Llegamos así a la discusión de una serie de elementos (ideas, valores, normas sociales) que definirían —parcial y preliminarmente— lo que podríamos entender por una cultura de paz y reconciliación:
— Construcción colectiva de memorias y visiones de futuro compartida
— Reconstrucción de lazos de solidaridad, reciprocidad y confianza en los otros
— Reconstitución de la confianza en el Estado y en la ley
— Fortalecimiento de la democracia local, de nuevos liderazgos, y de normas sociales y espacios de deliberación democrática
Y ante la difícil pregunta de cómo lograrlo, emergieron de la conversación dos campos de acción relativamente claros, aunque por supuesto de largo aliento, compromiso y esfuerzo:
— Repensar y rediseñar el sistema educativo, para crear comunidades de aprendizaje orientadas por la búsqueda de la verdad, el respeto mutuo y el rompimiento de viejos estereotipos, así como por la valoración de los principios de la deliberación democrática y el aprendizaje de mecanismos de solución pacífica de conflictos.

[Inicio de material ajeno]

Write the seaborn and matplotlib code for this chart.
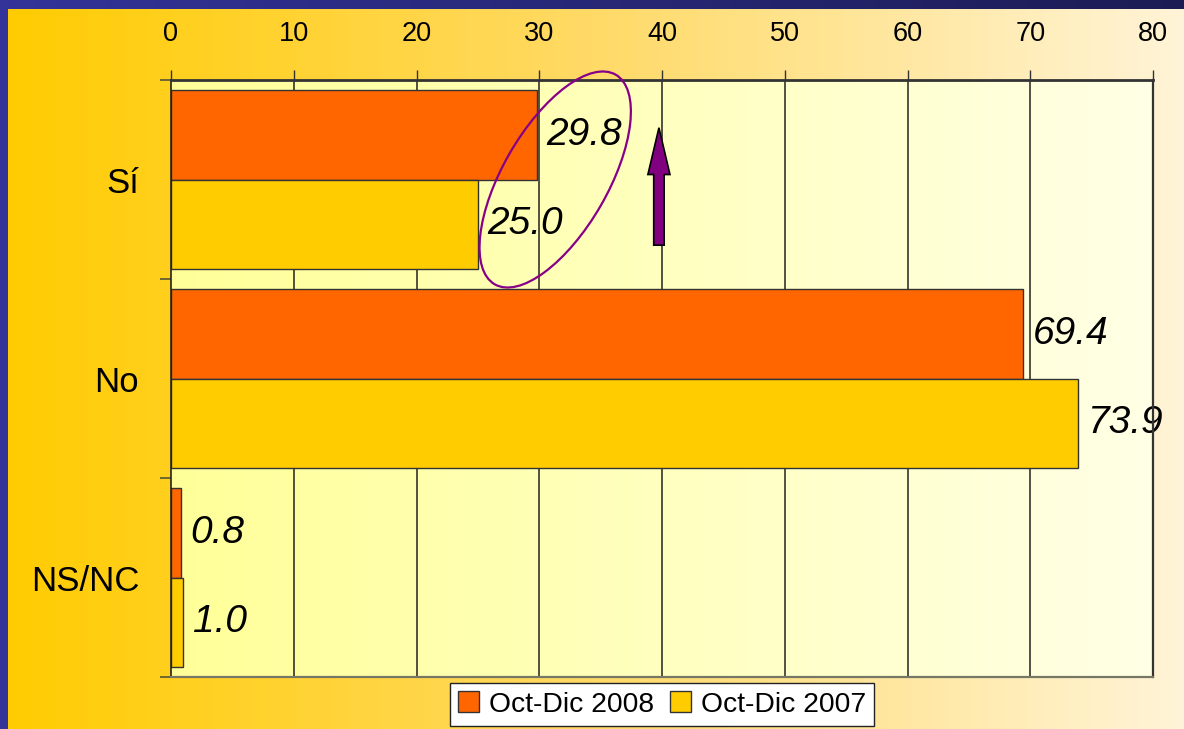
import numpy as np
import pandas as pd
import matplotlib
matplotlib.use("Agg")
import matplotlib.pyplot as plt
import seaborn as sns
from matplotlib.patches import Ellipse, FancyArrow, Rectangle
from matplotlib.transforms import IdentityTransform, ScaledTranslation
from matplotlib.colors import LinearSegmentedColormap

# Survey answers by period
categories = ["Sí", "No", "NS/NC"]
periods = ["Oct-Dic 2008", "Oct-Dic 2007"]
values_2008 = [29.8, 69.4, 0.8]
values_2007 = [25.0, 73.9, 1.0]
x_ticks = [0, 10, 20, 30, 40, 50, 60, 70, 80]

df = pd.DataFrame({
    "respuesta": categories * 2,
    "periodo": [periods[0]] * 3 + [periods[1]] * 3,
    "valor": values_2008 + values_2007,
})

sns.set_theme(style="white")
plt.rcParams["font.family"] = ["Liberation Sans", "DejaVu Sans"]
plt.rcParams["text.color"] = "black"

W, H = 1184, 729
fig = plt.figure(figsize=(W / 100, H / 100), dpi=100)

# Slide background: horizontal gradient from deep yellow to cream
bg = fig.add_axes([0, 0, 1, 1], zorder=-10)
bg_cmap = LinearSegmentedColormap.from_list("bg", ["#FFCC00", "#FFDA66", "#FFF4D8"])
bg.imshow(np.linspace(0, 1, 256)[None, :], aspect="auto", cmap=bg_cmap,
          extent=[0, 1, 0, 1])
bg.set_axis_off()

# Blue frame on the left and top edges
top_cmap = LinearSegmentedColormap.from_list("top", ["#333399", "#1C1C55"])
top_ax = fig.add_axes([0, 1 - 9 / H, 1, 9 / H], zorder=-5)
top_ax.imshow(np.linspace(0, 1, 256)[None, :], aspect="auto", cmap=top_cmap,
              extent=[0, 1, 0, 1])
top_ax.set_axis_off()
fig.patches.append(Rectangle((0, 0), 8 / W, 1, transform=fig.transFigure,
                             facecolor="#333399", edgecolor="none", zorder=-4))

ax = fig.add_axes([171 / W, 1 - 677 / H, (1153 - 171) / W, (677 - 80) / H])

palette = {periods[0]: "#FF6600", periods[1]: "#FFCC00"}
sns.barplot(data=df, y="respuesta", x="valor", hue="periodo", order=categories,
            hue_order=periods, palette=palette, orient="h", width=0.9,
            edgecolor="#333333", linewidth=1, saturation=1, ax=ax, zorder=2)

# Plot area gradient
pa_cmap = LinearSegmentedColormap.from_list("pa", ["#FFFF99", "#FFFFE6"])
ax.imshow(np.linspace(0, 1, 256)[None, :], aspect="auto", cmap=pa_cmap,
          extent=[0, 80, 2.5, -0.5], zorder=0)
ax.set_xlim(0, 80)
ax.set_ylim(2.5, -0.5)

# Vertical gridlines
for xv in x_ticks[1:-1]:
    ax.axvline(xv, color="#222222", lw=1.1, zorder=1)

# Value labels
for cont in ax.containers:
    ax.bar_label(cont, fmt="%.1f", padding=7, fontsize=28, fontstyle="italic",
                 color="black", zorder=5)

# Axes styling
ax.xaxis.tick_top()
ax.set_xticks(x_ticks)
ax.set_xticklabels([str(t) for t in x_ticks], fontsize=19.5)
ax.tick_params(axis="x", which="major", direction="out", length=7.5, width=1,
               color="#333333", labelcolor="black", pad=16, top=True,
               bottom=False)
ax.set_yticks(range(len(categories)))
ax.set_yticklabels(categories, fontsize=25)
ax.tick_params(axis="y", which="major", length=0, pad=23, labelcolor="black")
ax.set_yticks([-0.5, 0.5, 1.5, 2.5], minor=True)
ax.tick_params(axis="y", which="minor", direction="out", length=8, width=1.2,
               color="#555533", left=True)
ax.set_xlabel("")
ax.set_ylabel("")

ax.spines["top"].set_color("#333333")
ax.spines["top"].set_linewidth(2)
ax.spines["left"].set_color("#222222")
ax.spines["left"].set_linewidth(1.2)
ax.spines["right"].set_color("#333333")
ax.spines["right"].set_linewidth(1.6)
ax.spines["bottom"].set_color("#777766")
ax.spines["bottom"].set_linewidth(1.6)
for s in ax.spines.values():
    s.set_zorder(6)

# Legend below the chart
leg = ax.legend(loc="upper center", bbox_to_anchor=(0.5, -0.01), ncol=2,
                fontsize=20.3, frameon=True, fancybox=False, framealpha=1,
                edgecolor="#222222", handlelength=0.75, handleheight=0.75,
                handletextpad=0.35, columnspacing=0.55, borderpad=0.3,
                borderaxespad=0)
leg.get_frame().set_linewidth(1)

# Highlight around the "Sí" values and an upward arrow
ell_tr = IdentityTransform() + ScaledTranslation(31.3, 0.0, ax.transData)
ax.add_patch(Ellipse((0, 0), 242, 105, angle=60, transform=ell_tr,
                     facecolor="none", edgecolor="#880088", lw=1.6, zorder=7,
                     clip_on=False))
ax.add_patch(FancyArrow(39.75, 0.33, 0, -0.59, width=0.85, head_width=1.8,
                        head_length=0.235, length_includes_head=True,
                        facecolor="#800080", edgecolor="black", lw=1.2,
                        zorder=7))

fig.savefig("out.png", dpi=100)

— Repensar y rediseñar el Estado y las instituciones públicas, para que encarnen y defiendan enfoques diferenciales e inclusivos, se respete la libertad de imaginar y escoger autónomamente diversos modelos y conceptos propios de desarrollo en diversas comunidades, se reencauce el sistema político para alejarlo de las prácticas corruptas y clientelistas que fomentan una cultura individualista y no democrática, y que la paz territorial vaya de la mano de una verdadera descentralización del poder y una superación de los regionalismos.
De todo esto nos queda algo claro: si la construcción de la paz y la reconciliación pasa necesariamente por la valoración crítica y la reinvención de nuestras culturas en clave de democracia y desarrollo, entonces —como diría el mismo J.P. Lederach— debemos prepararnos para un proceso que exige compromisos a muy largo plazo, de todos los actores y en todos los niveles de nuestra sociedad (op. cit. p. 24).
Nadie dijo que sería fácil, lo que es fácil es arengar y hacer la guerra, sobre todo cuando ésta no nos toca. Pero si queremos la paz, debemos prepararnos para asumir el gran reto —personal y colectivo— de abrazar la dificultad.